The school reform movement makes for some strange bedfellows but it also puts those bedfellows at odds, on occasion.
One of those is debate over the common core standards. The topic this week pitted voices most sympathetic to Indiana's radical school changes against the chief architects of the changes. Sen. Scott Schneider, R-Indianapolis, lost the first round in his battle to withdraw Indiana from the common-core movement. He claims he's opposed because the proposed national standards are lower than Indiana's standards, but Schneider's protests more likely represent the views of the conservative, free-market forces opposed to a national curriculum and national testing.
State Superintendent Tony Bennett is on the other side of the debate this time around. At the closed-door ALEC meetings last month in Phoenix, he said he spent hours defending the common core standards, which 46 states have now adopted. An Education Week report confirms his role.
Common-core opponents include groups like the Home School Legal Defense Association, which argues that a national curriculum would strip away local control and put pressure on homeschooled and private-school students to follow the same curriculum and take the same tests as public school students.

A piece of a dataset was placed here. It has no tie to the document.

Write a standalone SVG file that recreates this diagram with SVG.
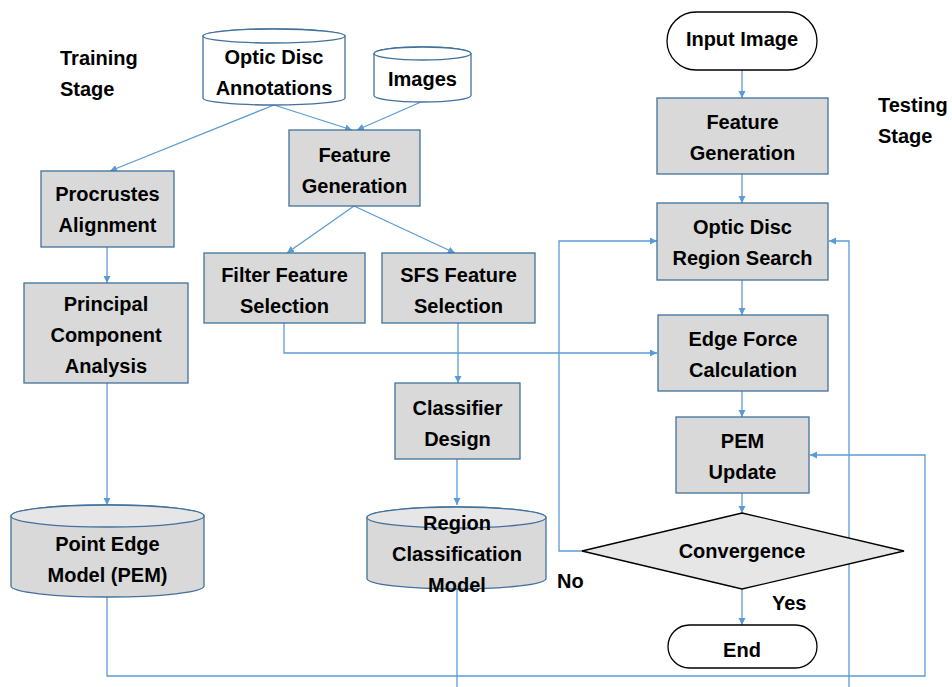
<svg xmlns="http://www.w3.org/2000/svg" width="952" height="687" viewBox="0 0 952 687">
<style>
.box{fill:#D9D9D9;stroke:#41719C;stroke-width:1.3}
.cylw{fill:#FFFFFF;stroke:#41719C;stroke-width:1.3}
.cylg{fill:#D9D9D9;stroke:#41719C;stroke-width:1.3}
.cyltop{fill:#E6E6E6;stroke:#41719C;stroke-width:1.3}
.term{fill:#FFFFFF;stroke:#000000;stroke-width:1.3}
.dia{fill:#E6E6E6;stroke:#000000;stroke-width:1.3}
.t{font-family:"Liberation Sans",Arial,sans-serif;font-weight:bold;font-size:20px;fill:#000000;text-anchor:middle}
.l{font-family:"Liberation Sans",Arial,sans-serif;font-weight:bold;font-size:20px;fill:#000000}
.c{fill:none;stroke:#5B9BD5;stroke-width:1.3}
.ca{fill:none;stroke:#5B9BD5;stroke-width:1.3;marker-end:url(#ah)}
</style>
<defs>
<marker id="ah" markerWidth="8" markerHeight="8" refX="7" refY="3.5" orient="auto" markerUnits="userSpaceOnUse">
<path d="M0,0 L7,3.5 L0,7 z" fill="#5B9BD5"/>
</marker>
</defs>

<g id="labels">
<text class="l" x="60" y="65">Training</text>
<text class="l" x="60" y="96">Stage</text>
<text class="l" x="878" y="112">Testing</text>
<text class="l" x="878" y="143">Stage</text>
<text class="l" x="557" y="588">No</text>
<text class="l" x="772" y="610">Yes</text>
</g>

<g id="connectors">
<line class="ca" x1="274" y1="105" x2="110" y2="171"/>
<line class="ca" x1="274" y1="105" x2="352" y2="130"/>
<line class="ca" x1="421" y1="102" x2="357" y2="130"/>
<line class="ca" x1="354" y1="206" x2="287" y2="253"/>
<line class="ca" x1="354" y1="206" x2="455" y2="253"/>
<line class="ca" x1="107" y1="247" x2="107" y2="283"/>
<line class="ca" x1="107" y1="383" x2="107" y2="505"/>
<polyline class="ca" points="284,323 284,353 657,353"/>
<line class="ca" x1="458" y1="323" x2="458" y2="383"/>
<line class="ca" x1="457" y1="459" x2="457" y2="505"/>
<line class="c" x1="457" y1="589" x2="457" y2="687"/>
<polyline class="ca" points="849,687 849,241 829,241"/>
<polyline class="ca" points="107,597 107,676 925,676 925,455 810,455"/>
<line class="ca" x1="742" y1="70" x2="742" y2="98"/>
<line class="ca" x1="742" y1="174" x2="742" y2="203"/>
<line class="ca" x1="742" y1="280" x2="742" y2="315"/>
<line class="ca" x1="742" y1="391" x2="742" y2="417"/>
<line class="ca" x1="742" y1="493" x2="742" y2="513"/>
<polyline class="ca" points="582,551 559,551 559,241 657,241"/>
<line class="ca" x1="742" y1="589" x2="742" y2="625"/>
</g>

<g id="optic-disc-annotations">
<path class="cylw" d="M203,36 L203,98 A71,7 0 0 0 345,98 L345,36 A71,7 0 0 0 203,36 Z"/>
<ellipse class="cylw" cx="274" cy="36" rx="71" ry="7"/>
<text class="t" x="274" y="64">Optic Disc</text>
<text class="t" x="274" y="95">Annotations</text>
</g>

<g id="images">
<path class="cylw" d="M374,53.5 L374,95.5 A48.5,6.5 0 0 0 471,95.5 L471,53.5 A48.5,6.5 0 0 0 374,53.5 Z"/>
<ellipse class="cylw" cx="422.5" cy="53.5" rx="48.5" ry="6.5"/>
<text class="t" x="422.5" y="86">Images</text>
</g>

<g id="procrustes">
<rect class="box" x="41" y="171" width="133" height="76"/>
<text class="t" x="107.5" y="201">Procrustes</text>
<text class="t" x="107.5" y="232">Alignment</text>
</g>

<g id="feature-generation-train">
<rect class="box" x="289" y="130" width="131" height="76"/>
<text class="t" x="354.5" y="162">Feature</text>
<text class="t" x="354.5" y="193">Generation</text>
</g>

<g id="filter-feature">
<rect class="box" x="204" y="253" width="161" height="70"/>
<text class="t" x="284.5" y="282">Filter Feature</text>
<text class="t" x="284.5" y="313">Selection</text>
</g>

<g id="sfs-feature">
<rect class="box" x="382" y="253" width="153" height="70"/>
<text class="t" x="458.5" y="282">SFS Feature</text>
<text class="t" x="458.5" y="313">Selection</text>
</g>

<g id="pca">
<rect class="box" x="24" y="283" width="164" height="100"/>
<text class="t" x="106" y="311">Principal</text>
<text class="t" x="106" y="342">Component</text>
<text class="t" x="106" y="373">Analysis</text>
</g>

<g id="classifier-design">
<rect class="box" x="395" y="383" width="125" height="76"/>
<text class="t" x="457.5" y="415">Classifier</text>
<text class="t" x="457.5" y="446">Design</text>
</g>

<g id="point-edge-model">
<path class="cylg" d="M11,516 L11,586 A96.5,11 0 0 0 204,586 L204,516 A96.5,11 0 0 0 11,516 Z"/>
<ellipse class="cyltop" cx="107.5" cy="516" rx="96.5" ry="11"/>
<text class="t" x="107.5" y="551">Point Edge</text>
<text class="t" x="107.5" y="582">Model (PEM)</text>
</g>

<g id="region-classification-model">
<path class="cylg" d="M367,517.5 L367,578.5 A89.5,10.5 0 0 0 546,578.5 L546,517.5 A89.5,10.5 0 0 0 367,517.5 Z"/>
<ellipse class="cyltop" cx="456.5" cy="517.5" rx="89.5" ry="10.5"/>
<text class="t" x="457" y="530">Region</text>
<text class="t" x="457" y="561">Classification</text>
<text class="t" x="457" y="592">Model</text>
</g>

<g id="input-image">
<rect class="term" x="667" y="12" width="150" height="58" rx="29" ry="29"/>
<text class="t" x="742" y="46">Input Image</text>
</g>

<g id="feature-generation-test">
<rect class="box" x="657" y="98" width="171" height="76"/>
<text class="t" x="742.5" y="129">Feature</text>
<text class="t" x="742.5" y="160">Generation</text>
</g>

<g id="region-search">
<rect class="box" x="657" y="203" width="171" height="77"/>
<text class="t" x="742.5" y="234">Optic Disc</text>
<text class="t" x="742.5" y="265">Region Search</text>
</g>

<g id="edge-force">
<rect class="box" x="658" y="315" width="170" height="76"/>
<text class="t" x="743" y="346">Edge Force</text>
<text class="t" x="743" y="377">Calculation</text>
</g>

<g id="pem-update">
<rect class="box" x="676" y="417" width="133" height="76"/>
<text class="t" x="742.5" y="448">PEM</text>
<text class="t" x="742.5" y="479">Update</text>
</g>

<g id="convergence">
<polygon class="dia" points="742,513 904,551 742,589 582,551"/>
<text class="t" x="742" y="558">Convergence</text>
</g>

<g id="end">
<rect class="term" x="668" y="625" width="149" height="43" rx="21.5" ry="21.5"/>
<text class="t" x="742" y="657">End</text>
</g>
</svg>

Robert Enlow, the Foundation for Educational Choice leader who partnered with Bennett to push school vouchers through the General Assembly last year, is another opponent of common core standards. While the private-school and forces want public tax dollars, they don't want to be subjected to the same standards and tests, of course.
Schneider, by the way, might have a problem with common core standards, but he's eager to push bad science on Indiana students. He's a co-sponsor of Sen. Dennis Kruse's creationism bill.
There's nothing amusing about the ongoing attack on public education, but at least you can laugh at the awkward positions in which its perpetrators are increasingly placing themselves.